You get a sale; they get peace of mind.

Add Some Maslow to Your Marketing

Maslow’s Hierarchy of Needs isn’t a perfect customer profiler by any means, but it does allow you to quickly determine which group of people might be good prospects and which message they need to hear.

Think about the level of your target marketing in the Hierarchy of Needs right now. What needs are they working on fulfilling? Think about the anxieties, fears and concerns those unfulfilled needs create for them. How could you present your product or service as the best solution, both in terms of meeting a need and reducing stress?

You’ll soon find yourself developing a marketing message that hits the target. You won’t be talking over anyone’s head or encouraging them towards something they don’t need or already have.

You’ll be right where they are, talking to them at their level.

Post by James Chartrand

James Chartrand is an expert copywriter and the owner of Men with Pens and Damn Fine Words, the game-changing writing course for business owners. She loves the color blue, her kids, Nike sneakers and ice skating.

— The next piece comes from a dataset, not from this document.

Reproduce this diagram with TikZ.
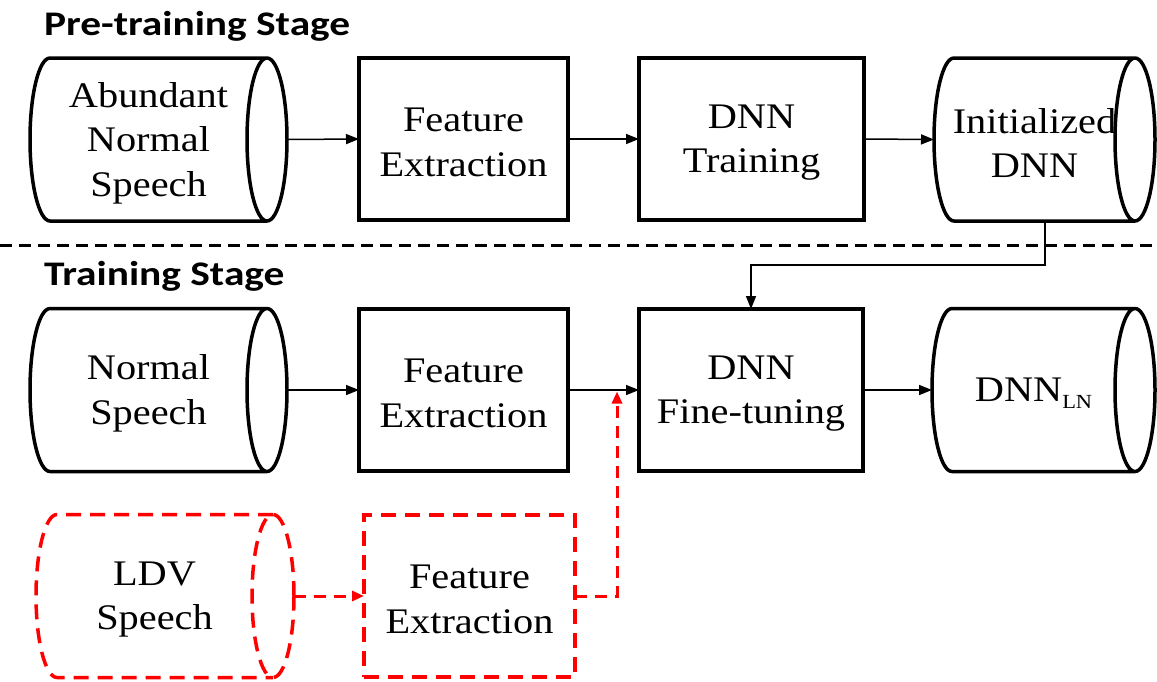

Join the Discussion. Click Here to Leave a Comment.

  1. Hey James, this is a great article. I love the work of Maslow. Empathy with the client is the key. Common sense really. Warm regards Carole

  2. Using Maslow’s Hierarchy of Needs is a great idea, James. It will be one more tool in my arsenal of profiling my customers so that we provide real solutions to their problems, fears, and aspirations.

    I often catch myself trying to solve a customer’s problem based on what I think they need rather than what they really need. Knowing where they are on Maslow’s scale will help me target my message and empathize with their struggles. It’s like putting my arm around a friend in need and saying, “Hey, I know what you’re going through. How can I help?”

    Hope you are doing well, James.

    Best regards, Bill

  3. True!

  4. That’s amazing how it remains relevant nowadays. That Maslow guy was a genius!